Friday, Mar. 07, 1969

A Job with a Future

The two-hour political science seminar was called "DecisionMaking in the Federal Government," and the professor hardly needed to prep for it. Hubert Humphrey was a college teacher 25 years ago, before he entered politics. Returning to academe last week, he taught his first class at Macalester College, a smallish (1,900 students) liberal arts school in St. Paul, Minn. Far from retreating to an ivory tower, however, Professor Humphrey chose the campus as the ideal place to retrench for a political comeback attempt--perhaps for the Senate in 1970, more probably for the Democratic presidential nomination in 1972.

The 50 or so job offers he received from private business after last Nov. 5 would have meant putting himself out to pasture. The green was all but irresistible; some of the proffered posts would have made him instantly wealthy. They included the presidencies of an international-development firm, two Wall Street brokerage houses and a major mutual fund. But all of them would have precluded further political activity. The most remarkable offer, however, came from the American who probably senses more keenly than any other a defeated candidate's need to work for the future as well as the present. Richard M. Nixon, after all, had done just that for the previous eight years.

Company Time. The new President offered Humphrey the ambassadorship to the United Nations within days after the election, when the two met briefly at an airport near Miami. He repeated his offer several times by telephone. Not only would it have placed Humphrey in one of the new Administration's more conspicuous posts; it would also have provided ample opportunity for political fence mending on company time, as it were. As an added lure, Humphrey was offered veto power over all Democratic appointees to the Nixon Administration in Cabinet, sub-Cabinet, White House and regulatory-agency posts. He was guaranteed a quota of Democrats to place in these jobs. As U.N. Ambassador, he would also have had Nixon's go-ahead to spend whatever time he felt necessary to rebuild the Democratic party. Finally, said Nixon, he knew that Humphrey would make plans to run against him in 1972, and "I understand that, too."

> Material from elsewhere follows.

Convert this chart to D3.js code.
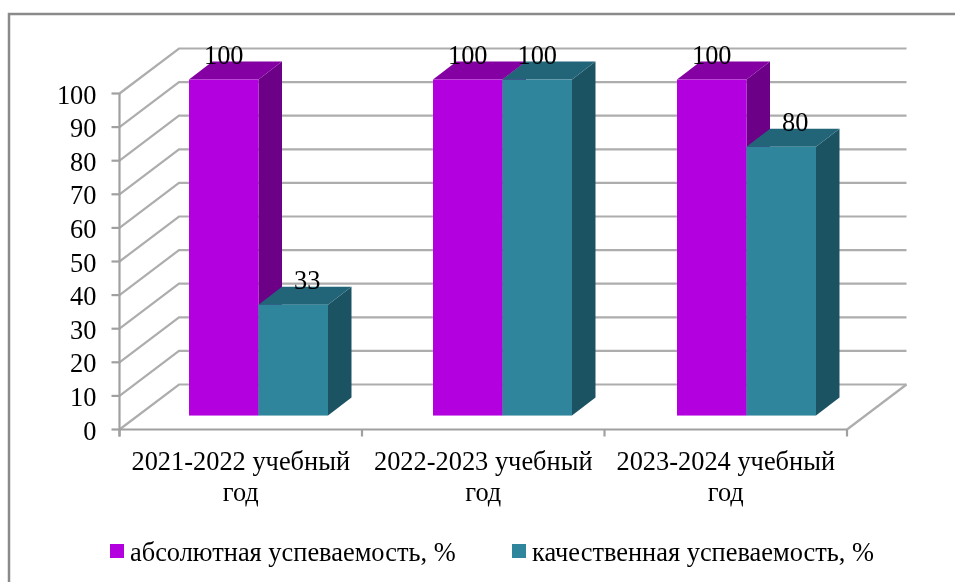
<!DOCTYPE html>
<html lang="ru">
<head>
<meta charset="utf-8">
<title>Успеваемость</title>
<script src="https://cdn.jsdelivr.net/npm/d3@7"></script>
<style>
  html, body { margin: 0; padding: 0; background: #fff; }
  svg { display: block; font-family: "Liberation Serif", serif; }
</style>
</head>
<body>
<svg width="955" height="582"></svg>
<script>
var years = ["2021-2022 учебный год", "2022-2023 учебный год", "2023-2024 учебный год"];
var seriesNames = ["абсолютная успеваемость, %", "качественная успеваемость, %"];
var absolute = [100, 100, 100];
var quality = [33, 100, 80];
var yTicks = [0, 10, 20, 30, 40, 50, 60, 70, 80, 90, 100];
var seriesColors = ["#b300de", "#2f859c"];
var topColors = ["#8400a3", "#226579"];
var sideColors = ["#6c0086", "#1f5363"];

var fontSize = 26.4;
var svg = d3.select("svg");

// the source is a soft raster, a small blur gets the same edges
svg.append("filter").attr("id", "soft")
    .attr("filterUnits", "userSpaceOnUse").attr("x", 0).attr("y", 0).attr("width", 955).attr("height", 582)
  .append("feGaussianBlur").attr("stdDeviation", 0.45);

var chart = svg.append("g").attr("filter", "url(#soft)");

// frame, only the top and left edges are in the picture
chart.append("path").attr("d", "M9,582V14H955")
    .attr("fill", "none").attr("stroke", "#8a8a8a").attr("stroke-width", 2.5);

var y = d3.scaleLinear().domain([0, 100]).range([429.5, 93.5]);
var x = d3.scaleBand().domain(years).range([119.5, 847]);
// the bars stand a bit further apart than the ticks
var barX = d3.scaleBand().domain(years).range([136.5, 868.5]);

// depth of the 3d box, 0 = front edge, 1 = back wall
var depthX = d3.scaleLinear().domain([0, 1]).range([0, 59.5]);
var depthY = d3.scaleLinear().domain([0, 1]).range([0, -45]);
var barFront = 0.31, barBack = 0.71;

function poly(points) {
  return points.map(function(p) { return p.join(","); }).join(" ");
}

// walls grid
var grid = chart.append("g").attr("fill", "none").attr("stroke", "#adadad").attr("stroke-width", 2.2);
yTicks.forEach(function(t) {
  var backY = y(t) + depthY(1), backX = x.range()[0] + depthX(1);
  grid.append("polyline").attr("points", poly([
    [x.range()[0], y(t)], [backX, backY], [x.range()[1] + depthX(1), backY]
  ]));
});
grid.append("polyline").attr("points", poly([
  [x.range()[1], y(0)], [x.range()[1] + depthX(1), y(0) + depthY(1)]
]));

// axes
var axes = chart.append("g").attr("stroke", "#a0a0a0").attr("stroke-width", 2.2);
axes.append("line").attr("x1", x.range()[0]).attr("x2", x.range()[0]).attr("y1", y(100)).attr("y2", y(0) + 7);
axes.append("line").attr("x1", x.range()[0]).attr("x2", x.range()[1]).attr("y1", y(0)).attr("y2", y(0));
yTicks.forEach(function(t) {
  axes.append("line").attr("x1", x.range()[0] - 8).attr("x2", x.range()[0]).attr("y1", y(t)).attr("y2", y(t));
});
x.domain().concat(["end"]).forEach(function(d, i) {
  var px = x.range()[0] + i * x.bandwidth();
  axes.append("line").attr("x1", px).attr("x2", px).attr("y1", y(0)).attr("y2", y(0) + 7);
});

chart.append("g").selectAll("text").data(yTicks).enter().append("text")
    .attr("x", 96.5).attr("y", function(d) { return y(d) + 10; })
    .attr("text-anchor", "end").attr("font-size", fontSize).attr("fill", "#000")
    .text(function(d) { return d; });

// bars, one category at a time
var barWidth = 69.5;
var marks = chart.append("g");
var labels = chart.append("g").attr("font-size", fontSize).attr("text-anchor", "middle").attr("fill", "#000");

years.forEach(function(year, c) {
  var values = [absolute[c], quality[c]];
  var left = barX(year) + (barX.bandwidth() - 2 * barWidth) / 2;
  values.forEach(function(v, s) {
    var x0 = left + s * barWidth, x1 = x0 + barWidth;
    var yBase = y(0) + depthY(barFront), yTop = y(v) + depthY(barFront);
    var dx = 23.5, dy = depthY(barBack) - depthY(barFront);
    marks.append("polygon").attr("fill", sideColors[s])
        .attr("points", poly([[x1, yTop], [x1 + dx, yTop + dy], [x1 + dx, yBase + dy], [x1, yBase]]));
    marks.append("polygon").attr("fill", topColors[s])
        .attr("points", poly([[x0, yTop], [x0 + dx, yTop + dy], [x1 + dx, yTop + dy], [x1, yTop]]));
    marks.append("rect").attr("x", x0).attr("y", yTop).attr("width", barWidth).attr("height", yBase - yTop)
        .attr("fill", seriesColors[s]);
    // labels of the shorter bars sit over the middle of the top face
    labels.append("text").attr("x", x0 + barWidth / 2 + (v < 100 ? 14 : 0))
        .attr("y", y(v) + depthY(barBack) + 2.5).text(v);
  });
});
labels.raise();

// category labels on two lines
chart.append("g").attr("font-size", fontSize).attr("text-anchor", "middle").attr("fill", "#000")
  .selectAll("text").data(years).enter().append("text")
    .each(function(d) {
      var cut = d.lastIndexOf(" ");
      var cx = x(d) + x.bandwidth() / 2;
      d3.select(this).append("tspan").attr("x", cx).attr("y", 470).text(d.slice(0, cut));
      d3.select(this).append("tspan").attr("x", cx).attr("y", 501).text(d.slice(cut + 1));
    });

// legend
var legendX = [110, 512];
var legendTextX = [130, 532];
seriesNames.forEach(function(name, s) {
  chart.append("rect").attr("x", legendX[s]).attr("y", 544).attr("width", 14).attr("height", 14)
      .attr("fill", seriesColors[s]);
  chart.append("text").attr("x", legendTextX[s]).attr("y", 561).attr("font-size", fontSize).attr("fill", "#000")
      .text(name);
});
</script>
</body>
</html>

Humphrey refused, of course, primarily because the U.N. job would not have permitted him the necessary latitude to criticize the incumbent's policies. When the Vice President decided to take leave of government entirely, Nixon called on his own experience to make the move a bit easier. Remembering his dejection at having to travel back to California aboard a commercial aircraft in 1960, the President arranged for Humphrey and his wife to arrive in Minnesota aboard a presidential 707 Air Force jet--a bigger plane than he normally commanded as Vice President.